Technical Analysis Part 1 Moving Average
Posted by admin on February 21, 2009
As promised I am writing a small post on basic technical analysis. The first thing I would like to say is that anyone out there can do anything you put your mind to in this world. If anyone has been recently laid off I strongly urge you to have a positive mental attitude and put in some hard work either starting your own business or learning a new skill. With a good attitude and hard work you will find or create a better life for yourself and your family.
Now technical analysis is an art not a science. If you are interested feel free to go to Amazon and look over some of the books on Technical Analysis or go to your library and check out a couple of books and read them. This stuff is a little dry, but it is easier than most people think if they just put some effort into it.
The main thing I want to start with is the moving average and I will try and keep this on the highest level. The best form of technical analysis is the moving average. It lets you know the direction of the trend depending upon whether the price is above or below the moving average. There is a lot of debate regarding how long it should be etc. For the stock market the normal industry moving average that most people look at is the 50 day simple moving average. If the price is above the 50 day and even better if the 50 day moving average is rising then the trend is up.
The next thing some traders use is two moving averages, a 50 day for short term direction and the 200 day for long term direction. They will buy when the 50 day MA (moving average) rises through the 200 day MA. They will also use it as a sell signal when the 50 day MA moves below the 200 day MA.
Look at this chart with the 50 and 200 day moving average.
As you can see if you only used this simple technical analysis you could have gone to cash in January of 2008 and while not avoiding all of the losses you would have missed most of them and earned interest on your cash.
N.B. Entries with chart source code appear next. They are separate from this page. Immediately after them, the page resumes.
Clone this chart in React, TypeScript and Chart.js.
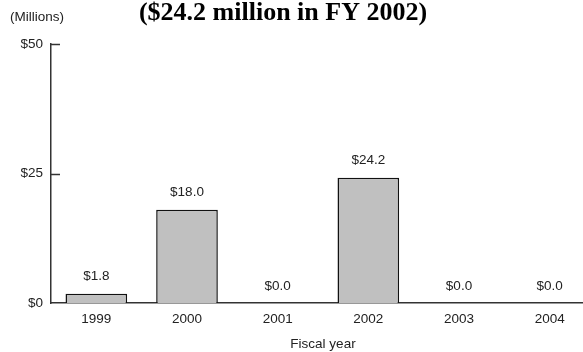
import React, { useEffect, useRef } from "react";
import { Chart, registerables } from "chart.js";

Chart.register(...registerables);

const categories = ["1999", "2000", "2001", "2002", "2003", "2004"];
const values = [1.8, 18.0, 0.0, 24.2, 0.0, 0.0];
const yTicks = [0, 25, 50];
const titleText = "($24.2 million in FY 2002)";
const unitText = "(Millions)";
const xTitle = "Fiscal year";

const SANS = "'Liberation Sans Narrow', 'Liberation Sans', Arial, sans-serif";
const FS = 13.5;

export default function App() {
  const ref = useRef<HTMLCanvasElement | null>(null);

  useEffect(() => {
    if (!ref.current) return;
    const textPlugin = {
      id: "extraText",
      afterDraw(chart: any) {
        const ctx = chart.ctx;
        const y = chart.scales.y;
        const area = chart.chartArea;
        ctx.save();
        // inward tick marks
        ctx.strokeStyle = "#333";
        ctx.lineWidth = 1.5;
        yTicks.forEach((v) => {
          if (v === 0) return;
          const py = Math.round(y.getPixelForValue(v)) + 0.5;
          ctx.beginPath();
          ctx.moveTo(area.left, py);
          ctx.lineTo(area.left + 9, py);
          ctx.stroke();
        });
        // value labels
        ctx.fillStyle = "#222";
        ctx.font = FS + "px " + SANS;
        ctx.textAlign = "center";
        ctx.textBaseline = "middle";
        const meta = chart.getDatasetMeta(0);
        meta.data.forEach((bar: any, i: number) => {
          ctx.fillText("$" + values[i].toFixed(1), bar.x, bar.y - 17);
        });
        // title
        ctx.fillStyle = "#000";
        ctx.font = "bold 26px 'Liberation Serif', 'Times New Roman', serif";
        ctx.textBaseline = "alphabetic";
        ctx.fillText(titleText, 283, 20);
        // units
        ctx.fillStyle = "#222";
        ctx.font = FS + "px " + SANS;
        ctx.textAlign = "left";
        ctx.textBaseline = "middle";
        ctx.fillText(unitText, 10, 17);
        ctx.restore();
      },
    };

    const chart = new Chart(ref.current, {
      type: "bar",
      data: {
        labels: categories,
        datasets: [
          {
            data: values,
            backgroundColor: "#c0c0c0",
            borderColor: "#111",
            borderWidth: 1.5,
            barPercentage: 0.68,
            categoryPercentage: 1,
          },
        ],
      },
      options: {
        responsive: false,
        animation: false,
        layout: { padding: { top: 44, right: 5, left: 0, bottom: 0 } },
        plugins: {
          legend: { display: false },
          title: { display: false },
          tooltip: { enabled: false },
        },
        scales: {
          x: {
            grid: { display: false, drawTicks: false },
            border: { display: true, color: "#333", width: 1.5 },
            ticks: {
              color: "#222",
              font: { family: SANS, size: FS },
              padding: 8,
            },
            title: {
              display: true,
              text: xTitle,
              color: "#222",
              font: { family: SANS, size: FS },
              padding: { top: 3, bottom: 0 },
            },
            afterFit(scale: any) {
              scale.height = 49;
            },
          },
          y: {
            min: 0,
            max: 50,
            afterBuildTicks(scale: any) {
              scale.ticks = yTicks.map((v) => ({ value: v }));
            },
            grid: { display: false, drawTicks: false },
            border: { display: true, color: "#333", width: 1.5 },
            ticks: {
              color: "#222",
              font: { family: SANS, size: FS },
              padding: 8,
              callback: (v: any) => "$" + v,
            },
            afterFit(scale: any) {
              scale.width = 51;
            },
          },
        },
      },
      plugins: [textPlugin],
    });
    return () => chart.destroy();
  }, []);

  return (
    <div
      style={{
        position: "fixed",
        left: 0,
        top: 0,
        width: 583,
        height: 352,
        overflow: "hidden",
        background: "#fff",
      }}
    >
      <canvas ref={ref} width={600} height={352} style={{ width: 600, height: 352 }} />
    </div>
  );
}
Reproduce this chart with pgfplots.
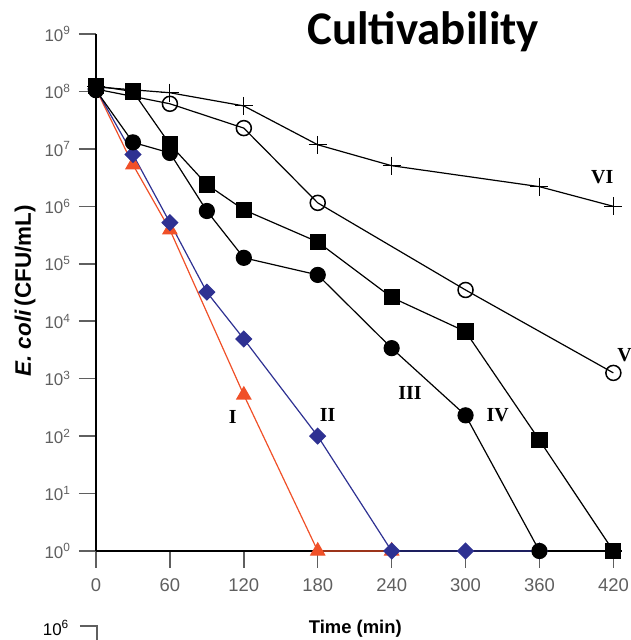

As you can also see there is a large gap between the 50 and 200 day MA right now. That means that we are not likely to go to the upside any time soon. We could probably break through the 50 day MA, but any rallies up to the 200 day MA should be considered sell points.
What you will normally see is a slow bottom and flattening of the 50 day MA and the 200 day come down toward the 50 day. As I said prices will bounce up and hit the 200 day, but will probably turn around and come back down. We will have to see where we are at that point.
Go to Yahoo Finance or Google Finance and pull up some charts and play around with these moving averages. Change the times to see the effect. Look at the S&P 500 since 1995 and see if you had bought when the 50 day went over the 200 day and gone to cash when is went under the 200 day how you would have done.
If you are wondering I have done the math and if you had invested $10,000 in the S&P 500 in Sep. 1994 and sold when the 50 day crossed below the 200 day and held cash. Bought again when it crossed above the 200 day you would have approximately $37,000 now with 1% fee for commissions and assuming no dividends or additional investments. Where as if you had invested the same $10,000 bought and held you would have approximately $16,000 right now. That is a gain of 279% versus 61%.
Now is the time to decide. Do you want to begin taking control of your investments and retirement or do you want to leave it in someone else’s hands to control for you. This basic approach would take you no more than 5 minutes per day on the internet. You can do this.
As always read the disclaimer I am not a licensed financial or tax advisor. Any information listed on this site is not meant to be investment advice. Investing is risky please do your own due diligence before investing. Investing in stocks can lead to a loss in principal.